In the 2010s, Gligor’s research was on trustworthy computer systems and the design of micro-hypervisors, trusted paths, I/O channel isolation, trust establishment for networks of humans and computers, and on protection against distributed denial of service on the Internet. In 2019 he designed the first method for software root of trust establishment in a computer system that is unconditionally secure; i.e., without secrets, trusted hardware modules/tokens, or bounds on the adversary’s computation power.
Most recently, Gligor co-authored the first I/O separation model for formal verification of kernels implementations.
Over the years, Gligor’s research papers received several conference awards.

===Notable Awards===

In 1995, Gligor was awarded the Doctor Honoris Causa degree at Universitatea Politehnica.

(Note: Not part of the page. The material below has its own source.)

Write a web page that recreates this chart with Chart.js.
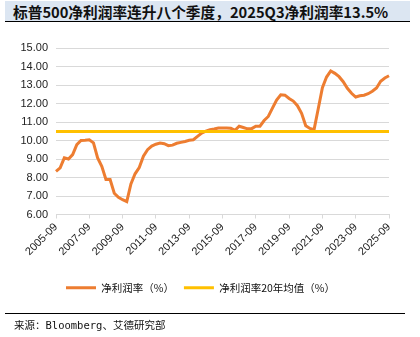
<!DOCTYPE html>
<html>
<head>
<meta charset="utf-8">
<script src="https://cdn.jsdelivr.net/npm/chart.js@4.4.1/dist/chart.umd.min.js"></script>
<style>
  html, body { margin: 0; padding: 0; background: #fff; }
  #wrap { position: relative; width: 420px; height: 337px; overflow: hidden; }
  #title {
    position: absolute; left: 5px; top: 1px; width: 405px; height: 21px;
    background: #dce6f2; border-bottom: 1.5px solid #000;
    font: bold 14.7px "Noto Sans CJK SC", sans-serif; line-height: 21px;
    color: #111; padding-left: 8px; box-sizing: border-box; white-space: nowrap;
  }
  #foot-line { position: absolute; left: 5px; top: 313px; width: 400px; height: 0; border-top: 1px solid #000; }
  #source {
    position: absolute; left: 14px; top: 317px;
    font: 10.5px "DejaVu Sans Mono", "Noto Sans CJK SC", monospace; color: #111;
  }
  #chartBox { position: absolute; left: 0; top: 0; width: 420px; height: 337px; }
</style>
</head>
<body>
<div id="wrap">
  <div id="chartBox"><canvas id="marginChart"></canvas></div>
  <div id="title">标普500净利润率连升八个季度，2025Q3净利润率13.5%</div>
  <div id="foot-line"></div>
  <div id="source">来源：Bloomberg、艾德研究部</div>
</div>
<script>
// quarters 2005-09 .. 2025-09
const quarters = [];
for (let y = 2005; y <= 2025; y++) {
  ['03', '06', '09', '12'].forEach(m => {
    const q = y + '-' + m;
    if (q >= '2005-09' && q <= '2025-09') quarters.push(q);
  });
}

// S&P 500 net margin (%)
const netMargin = [
  8.33, 8.52, 9.06, 9.00, 9.24, 9.78, 10.00, 10.01, 10.04, 9.87,
  9.06, 8.61, 7.89, 7.89, 7.15, 6.93, 6.80, 6.70, 7.65, 8.20,
  8.54, 9.15, 9.50, 9.70, 9.80, 9.86, 9.83, 9.72, 9.75, 9.85,
  9.90, 9.95, 10.01, 10.04, 10.22, 10.40, 10.50, 10.58, 10.62, 10.67,
  10.68, 10.68, 10.66, 10.55, 10.77, 10.70, 10.63, 10.64, 10.77, 10.77,
  11.08, 11.30, 11.75, 12.18, 12.47, 12.45, 12.27, 12.13, 11.88, 11.47,
  10.80, 10.65, 10.59, 11.72, 12.85, 13.43, 13.76, 13.63, 13.45, 13.18,
  12.82, 12.55, 12.35, 12.42, 12.45, 12.53, 12.66, 12.84, 13.20, 13.38,
  13.50
];

// 20-year average net margin (%)
const avgMargin = 10.48;
const avgLine = quarters.map(() => avgMargin);

const seriesNames = ['净利润率（%）', '净利润率20年均值（%）'];

const ctx = document.getElementById('marginChart');
new Chart(ctx, {
  type: 'line',
  data: {
    labels: quarters,
    datasets: [{
      label: seriesNames[0],
      data: netMargin,
      borderColor: '#ED7D31',
      backgroundColor: '#ED7D31',
      borderWidth: 3,
      pointRadius: 0,
      tension: 0,
      order: 1
    }, {
      label: seriesNames[1],
      data: avgLine,
      borderColor: '#FFC000',
      backgroundColor: '#FFC000',
      borderWidth: 3,
      pointRadius: 0,
      tension: 0,
      order: 0
    }]
  },
  options: {
    responsive: true,
    maintainAspectRatio: false,
    animation: false,
    layout: { padding: { top: 48, left: 12, right: 31, bottom: 34 } },
    plugins: {
      legend: {
        position: 'bottom',
        labels: {
          usePointStyle: true,
          pointStyle: 'line',
          pointStyleWidth: 30,
          padding: 10,
          color: '#111',
          font: { family: '"Noto Sans CJK SC", sans-serif', size: 10.5 },
          sort: (a, b) => a.datasetIndex - b.datasetIndex
        }
      },
      tooltip: { enabled: false }
    },
    scales: {
      x: {
        afterFit: (scale) => { scale.height = 58; },
        grid: {
          drawOnChartArea: false,
          drawTicks: true,
          tickLength: 4,
          color: '#d9d9d9'
        },
        border: { display: true, color: '#d9d9d9' },
        ticks: {
          autoSkip: false,
          minRotation: 45,
          maxRotation: 45,
          padding: 2,
          color: '#222',
          font: { family: '"Liberation Sans", Arial, sans-serif', size: 11 },
          callback: (val, i) => (i % 8 === 0 ? quarters[i] : null)
        }
      },
      y: {
        min: 6,
        max: 15,
        afterFit: (scale) => { scale.width = 44; },
        grid: { color: '#d9d9d9', drawTicks: false },
        border: { display: false },
        ticks: {
          stepSize: 1,
          padding: 8,
          color: '#222',
          font: { family: '"Liberation Sans", Arial, sans-serif', size: 11 },
          callback: (v) => v.toFixed(2)
        }
      }
    }
  }
});
</script>
</body>
</html>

In 2005, he received the 2006 National Information Systems Security Award jointly given by the United States National Security Agency (NSA) and
National Institute of Standards and Technology (NIST) for contributions to access control mechanisms, penetration analysis, denial-of-service protection, cryptographic protocols, and applied cryptography. In 2011, he was awarded the ACM SIGSAC Outstanding Innovation Award for innovations in
secure operating systems as well as covert channel analysis, intrusion detection, and secure wireless
sensor networks. In 2013, he was given Technical Achievement Award by the IEEE Computer Society for his pioneering work and leadership in the area of computer and network security. In 2019 he was inducted in the National Cybersecurity Hall of Fame, and in 2020, together with B.Parno and A. Perrig, he received a Test of Time Award from the IEEE Security an Privacy Symposium for their 2005 work on distributed detection of node replication attacks in sensor networks.